Какая есть. Желаю вам другую,
Получше.
Больше счастьем не торгую,
Как шарлатаны и оптовики…
Пока вы мирно отдыхали в Сочи,
Ко мне уже ползли такие ночи,
И я такие слышала звонки!
Не знатной путешественницей в кресле
Я выслушала каторжные песни,
А способом узнала их иным…
. . . . . . . . . . . . . . . . . . . . .
. . . . . . . . . . . . . . . . . . . . .
. . . . . . . . . . . . . . . . . . . . .

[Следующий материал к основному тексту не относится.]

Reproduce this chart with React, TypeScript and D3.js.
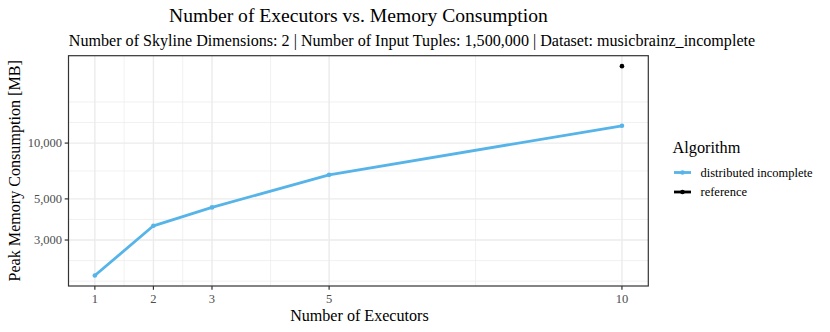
import React from "react";
import * as d3 from "d3";

const executors = [1, 2, 3, 5, 10];
const distributedIncomplete = [1930, 3580, 4500, 6740, 12400];
const referenceX = [10];
const referenceY = [26000];
const xBreaks = [1, 2, 3, 5, 10];
const yBreaks = [3000, 5000, 10000];
const legendLabels = ["distributed incomplete", "reference"];
const seriesColors = ["#56B4E9", "#000000"];

const W = 830;
const H = 332;
const panel = { left: 68.5, right: 648.3, top: 55.7, bottom: 286 };
const FONT = "'Liberation Serif', 'Times New Roman', serif";

export default function App() {
  const xMin = d3.min(executors)!;
  const xMax = d3.max(executors)!;
  const xPad = (xMax - xMin) * 0.05;
  const x = d3
    .scaleLinear()
    .domain([xMin - xPad, xMax + xPad])
    .range([panel.left, panel.right]);

  const allY = [...distributedIncomplete, ...referenceY].map(Math.log10);
  const lyMin = d3.min(allY)!;
  const lyMax = d3.max(allY)!;
  const lyPad = (lyMax - lyMin) * 0.05;
  const y = d3
    .scaleLog()
    .domain([Math.pow(10, lyMin - lyPad), Math.pow(10, lyMax + lyPad)])
    .range([panel.bottom, panel.top]);

  // minor breaks (ggplot regular_minor_breaks in transformed space)
  const xb = [...xBreaks];
  const xbd = xb[1] - xb[0];
  const xExt = [xb[0] - xbd, ...xb, xb[xb.length - 1] + xbd];
  const xMinor: number[] = [];
  for (let i = 0; i < xExt.length - 1; i++) xMinor.push((xExt[i] + xExt[i + 1]) / 2);
  const xd = x.domain();
  const xMinorIn = xMinor.filter((v) => v >= xd[0] && v <= xd[1]);

  const lb = yBreaks.map(Math.log10);
  const lbd = lb[1] - lb[0];
  const yExt = [lb[0] - lbd, ...lb, lb[lb.length - 1] + lbd];
  const yMinor: number[] = [];
  for (let i = 0; i < yExt.length - 1; i++) yMinor.push((yExt[i] + yExt[i + 1]) / 2);
  yMinor.push(yExt[yExt.length - 1]);
  yMinor.push(yExt[0]);
  const ld = [lyMin - lyPad, lyMax + lyPad];
  const yMinorIn = yMinor.filter((v) => v >= ld[0] && v <= ld[1]).map((v) => Math.pow(10, v));

  const line = d3
    .line<number>()
    .x((_, i) => x(executors[i]))
    .y((d) => y(d));

  const fmt = d3.format(",");
  const cx = (panel.left + panel.right) / 2;
  const cy = (panel.top + panel.bottom) / 2;

  return (
    <svg width={W} height={H} style={{ position: "absolute", left: 0, top: 0, background: "#fff" }} fontFamily={FONT}>
      <rect x={0} y={0} width={W} height={H} fill="#fff" />
      <text x={cx} y={22} textAnchor="middle" fontSize={19.6} fill="#000">
        Number of Executors vs. Memory Consumption
      </text>
      <text x={412} y={45.5} textAnchor="middle" fontSize={16.1} fill="#000">
        Number of Skyline Dimensions: 2 | Number of Input Tuples: 1,500,000 | Dataset: musicbrainz_incomplete
      </text>
      <g>
        {yMinorIn.map((v, i) => (
          <line key={"ym" + i} x1={panel.left} x2={panel.right} y1={y(v)} y2={y(v)} stroke="#ebebeb" strokeWidth={0.7} />
        ))}
        {xMinorIn.map((v, i) => (
          <line key={"xm" + i} x1={x(v)} x2={x(v)} y1={panel.top} y2={panel.bottom} stroke="#ebebeb" strokeWidth={0.7} />
        ))}
        {yBreaks.map((v, i) => (
          <line key={"yM" + i} x1={panel.left} x2={panel.right} y1={y(v)} y2={y(v)} stroke="#ebebeb" strokeWidth={1.4} />
        ))}
        {xBreaks.map((v, i) => (
          <line key={"xM" + i} x1={x(v)} x2={x(v)} y1={panel.top} y2={panel.bottom} stroke="#ebebeb" strokeWidth={1.4} />
        ))}
      </g>
      <path d={line(distributedIncomplete) || ""} fill="none" stroke={seriesColors[0]} strokeWidth={2.8} strokeLinejoin="round" />
      {distributedIncomplete.map((v, i) => (
        <circle key={"p" + i} cx={x(executors[i])} cy={y(v)} r={2.3} fill={seriesColors[0]} />
      ))}
      {referenceY.map((v, i) => (
        <circle key={"r" + i} cx={x(referenceX[i])} cy={y(v)} r={2.3} fill={seriesColors[1]} />
      ))}
      <rect
        x={panel.left}
        y={panel.top}
        width={panel.right - panel.left}
        height={panel.bottom - panel.top}
        fill="none"
        stroke="#333333"
        strokeWidth={1.2}
      />
      {xBreaks.map((v, i) => (
        <g key={"xt" + i}>
          <line x1={x(v)} x2={x(v)} y1={panel.bottom} y2={panel.bottom + 3.8} stroke="#333333" strokeWidth={1.2} />
          <text x={x(v)} y={303} textAnchor="middle" fontSize={12.5} fill="#4d4d4d">
            {fmt(v)}
          </text>
        </g>
      ))}
      {yBreaks.map((v, i) => (
        <g key={"yt" + i}>
          <line x1={panel.left - 3.8} x2={panel.left} y1={y(v)} y2={y(v)} stroke="#333333" strokeWidth={1.2} />
          <text x={panel.left - 6.5} y={y(v) + 4.2} textAnchor="end" fontSize={12.5} fill="#4d4d4d">
            {fmt(v)}
          </text>
        </g>
      ))}
      <text x={cx + 1} y={320.5} textAnchor="middle" fontSize={16.1} fill="#000">
        Number of Executors
      </text>
      <text transform={`translate(19.5,${cy}) rotate(-90)`} textAnchor="middle" fontSize={16.1} fill="#000">
        Peak Memory Consumption [MB]
      </text>
      <text x={672.5} y={153} fontSize={16.3} fill="#000">
        Algorithm
      </text>
      {legendLabels.map((lab, i) => (
        <g key={"lg" + i} transform={`translate(0,${172.5 + i * 19.5})`}>
          <line x1={674} x2={691} y1={0} y2={0} stroke={seriesColors[i]} strokeWidth={2.8} />
          <circle cx={682.5} cy={0} r={2.3} fill={seriesColors[i]} />
          <text x={700.5} y={4.2} fontSize={12.5} fill="#000">
            {lab}
          </text>
        </g>
      ))}
    </svg>
  );
}
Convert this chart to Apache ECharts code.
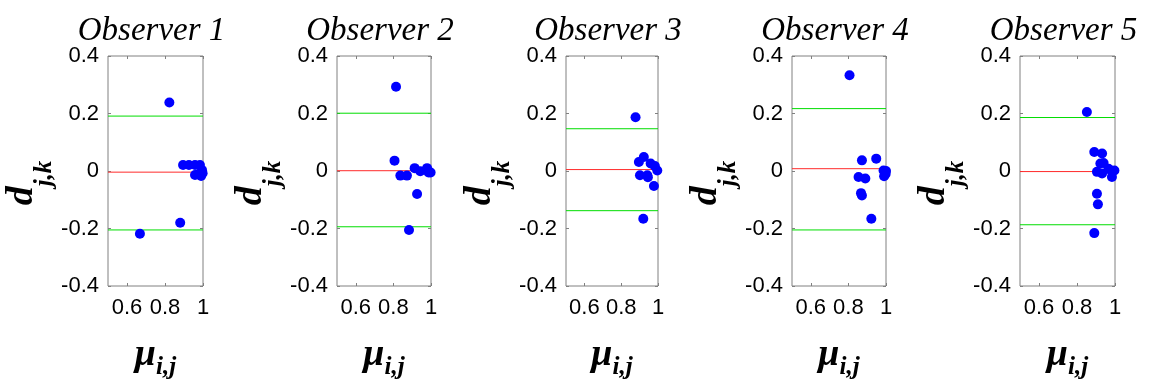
<!DOCTYPE html>
<html>
<head>
<meta charset="utf-8">
<script src="https://cdn.jsdelivr.net/npm/echarts@6/dist/echarts.min.js"></script>
<style>
  html, body { margin: 0; padding: 0; background: #fff; }
  #chart { width: 1154px; height: 387px; }
</style>
</head>
<body>
<div id="chart"></div>
<script>
// panel titles
const titles = ["Observer 1", "Observer 2", "Observer 3", "Observer 4", "Observer 5"];

// [mu_ij, d_jk] pairs per observer
const obs1 = [[0.668, -0.218], [0.823, 0.238], [0.880, -0.180], [0.895, 0.021], [0.926, 0.021], [0.958, 0.021],
  [0.984, 0.021], [0.995, 0.003], [0.979, -0.010], [0.958, -0.014], [0.990, -0.017], [0.998, -0.008]];
const obs2 = [[0.814, 0.293], [0.806, 0.036], [0.837, -0.016], [0.872, -0.016], [0.913, 0.010], [0.926, -0.080],
  [0.883, -0.205], [0.943, -0.001], [0.979, 0.010], [0.987, -0.005], [0.998, -0.005]];
const obs3 = [[0.878, 0.187], [0.896, 0.031], [0.923, 0.049], [0.960, 0.026], [0.983, 0.017], [0.996, 0.002],
  [0.902, -0.015], [0.942, -0.015], [0.945, -0.022], [0.978, -0.052], [0.920, -0.166]];
const obs4 = [[0.806, 0.333], [0.872, 0.037], [0.948, 0.043], [0.854, -0.021], [0.890, -0.026], [0.867, -0.077],
  [0.872, -0.085], [0.922, -0.166], [0.987, 0.002], [0.998, -0.010], [0.990, -0.018], [1.0, 0.0]];
const obs5 = [[0.852, 0.205], [0.891, 0.066], [0.932, 0.061], [0.923, 0.026], [0.940, 0.028], [0.905, -0.003],
  [0.932, -0.009], [0.966, 0.008], [0.984, -0.003], [0.984, -0.021], [0.997, 0.002], [0.905, -0.079],
  [0.910, -0.116], [0.891, -0.216]];

// reference lines: upper limit, mean, lower limit
const upperLimits = [0.191, 0.201, 0.147, 0.217, 0.186];
const meanLines = [-0.004, 0.001, 0.005, 0.008, -0.002];
const lowerLimits = [-0.205, -0.194, -0.138, -0.205, -0.187];

// x axis range and ticks
const xMin = 0.5, xMax = 1;
const xTicks = [0.6, 0.8, 1];

const allObs = [obs1, obs2, obs3, obs4, obs5];

// layout of the five panels (px)
const panelLeft = [108, 337, 566, 792, 1020];
const panelWidth = [95, 94, 92, 94, 95];
const panelTop = 56;
const panelHeight = 230;

const boxColor = "#808080";
const limitColor = "#00dd00";
const meanColor = "#ff2a2a";
const serif = "'Liberation Serif', 'DejaVu Serif', serif";
const sans = "'Liberation Sans', Arial, sans-serif";

const grid = [], xAxis = [], yAxis = [], series = [], title = [];

// horizontal reference line spanning the full x range
const hLine = (i, value, color) => ({
  type: "line",
  xAxisIndex: i * 2,
  yAxisIndex: i * 2,
  data: [[xMin, value], [xMax, value]],
  showSymbol: false,
  symbol: "none",
  silent: true,
  z: 1,
  lineStyle: { color: color, width: 1, type: "solid" }
});

allObs.forEach((data, i) => {
  grid.push({
    left: panelLeft[i], top: panelTop, width: panelWidth[i], height: panelHeight,
    outerBoundsMode: "none",
    containLabel: false,
    show: true, borderColor: boxColor, borderWidth: 1, backgroundColor: "transparent"
  });

  title.push({
    text: titles[i],
    left: panelLeft[i] + panelWidth[i] / 2 - 9,
    top: 10,
    textAlign: "center",
    textStyle: { fontFamily: serif, fontStyle: "italic", fontWeight: "normal", fontSize: 33, color: "#000" }
  });

  // bottom x axis with labels and name
  xAxis.push({
    gridIndex: i, type: "value", min: xMin, max: xMax, position: "bottom",
    axisLine: { show: false, onZero: false },
    axisTick: { show: true, inside: true, length: 3, lineStyle: { color: boxColor }, customValues: xTicks },
    axisLabel: { color: "#000", fontSize: 22, fontFamily: sans, margin: 11, customValues: xTicks },
    splitLine: { show: false },
    name: "{m|μ}{s|i,j}",
    nameLocation: "middle",
    nameGap: 50,
    nameTextStyle: {
      rich: {
        m: { fontFamily: serif, fontStyle: "italic", fontWeight: "bold", fontSize: 38, color: "#000",
          verticalAlign: "bottom", padding: [0, 0, 6, 0] },
        s: { fontFamily: serif, fontStyle: "italic", fontWeight: "bold", fontSize: 25, color: "#000",
          verticalAlign: "bottom" }
      }
    }
  });
  // top x axis: ticks only
  xAxis.push({
    gridIndex: i, type: "value", min: xMin, max: xMax, position: "top",
    axisLine: { show: false, onZero: false },
    axisTick: { show: true, inside: true, length: 3, lineStyle: { color: boxColor }, customValues: xTicks },
    axisLabel: { show: false },
    splitLine: { show: false }
  });

  yAxis.push({
    gridIndex: i, type: "value", min: -0.4, max: 0.4, interval: 0.2, position: "left",
    axisLine: { show: false, onZero: false },
    axisTick: { show: true, inside: true, length: 3, lineStyle: { color: boxColor } },
    axisLabel: { color: "#000", fontSize: 22, fontFamily: sans, margin: 9 },
    splitLine: { show: false },
    name: "{m|d}{s|j,k}",
    nameLocation: "middle",
    nameRotate: 90,
    nameGap: 51,
    nameTextStyle: {
      padding: [0, 24, 0, 0],
      rich: {
        m: { fontFamily: serif, fontStyle: "italic", fontWeight: "bold", fontSize: 38, color: "#000",
          verticalAlign: "bottom", padding: [0, 0, 16, 0] },
        s: { fontFamily: serif, fontStyle: "italic", fontWeight: "bold", fontSize: 25, color: "#000",
          verticalAlign: "bottom" }
      }
    }
  });
  yAxis.push({
    gridIndex: i, type: "value", min: -0.4, max: 0.4, interval: 0.2, position: "right",
    axisLine: { show: false, onZero: false },
    axisTick: { show: true, inside: true, length: 3, lineStyle: { color: boxColor } },
    axisLabel: { show: false },
    splitLine: { show: false }
  });

  series.push(hLine(i, upperLimits[i], limitColor));
  series.push(hLine(i, meanLines[i], meanColor));
  series.push(hLine(i, lowerLimits[i], limitColor));

  series.push({
    type: "scatter",
    xAxisIndex: i * 2,
    yAxisIndex: i * 2,
    data: data,
    symbolSize: 10,
    z: 3,
    itemStyle: { color: "#0000ff", opacity: 1 }
  });
});

const chart = echarts.init(document.getElementById("chart"));
chart.setOption({
  animation: false,
  backgroundColor: "#fff",
  title, grid, xAxis, yAxis, series
});
</script>
</body>
</html>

Над Азией весенние туманы,
И яркие до ужаса тюльпаны
Ковром заткали много сотен миль.
О, что мне делать с этой чистотою,
Что делать с неподкупностью простою?
О, что мне делать с этими людьми!
Мне зрительницей быть не удавалось,
И почему-то я всегда вторгалась
В запретнейшие зоны естества.
Целительница нежного недуга,
Чужих мужей вернейшая подруга
И многих — безутешная вдова.
Седой венец достался мне недаром,
И щеки, опаленные пожаром,
Уже людей пугают смуглотой.
Но близится конец моей гордыне,
Как той, другой — страдалице Марине, —
Придется мне напиться пустотой.
И ты придешь под черной епанчою,
С зеленоватой страшною свечою,
И не откроешь предо мной лица…
Но мне недолго мучиться загадкой —
Чья там рука под белою перчаткой
И кто прислал ночного пришлеца.
Так ведь она долго прожила в Ср. Азии, вот вам и яркость тюльпанов, и смуглость кожи… Ревность к славе М. Цветаевой типа , тоже самовыпилюсь, уйду я от вас , злые вы. Мужа тогда уже расстреляли, нотки свечи и епанчи отсюда. Но, между тем, до седого венца утешительница чужих мужей.
Стихотворение написано в 1942 году. Тогда большинство представителей советской интеллигенции(в том числе и Ахматова) было эвакуировано в Ташкент. Отсюда описание яркой Азии(столь внезапно появившейся для меня в стихотворении).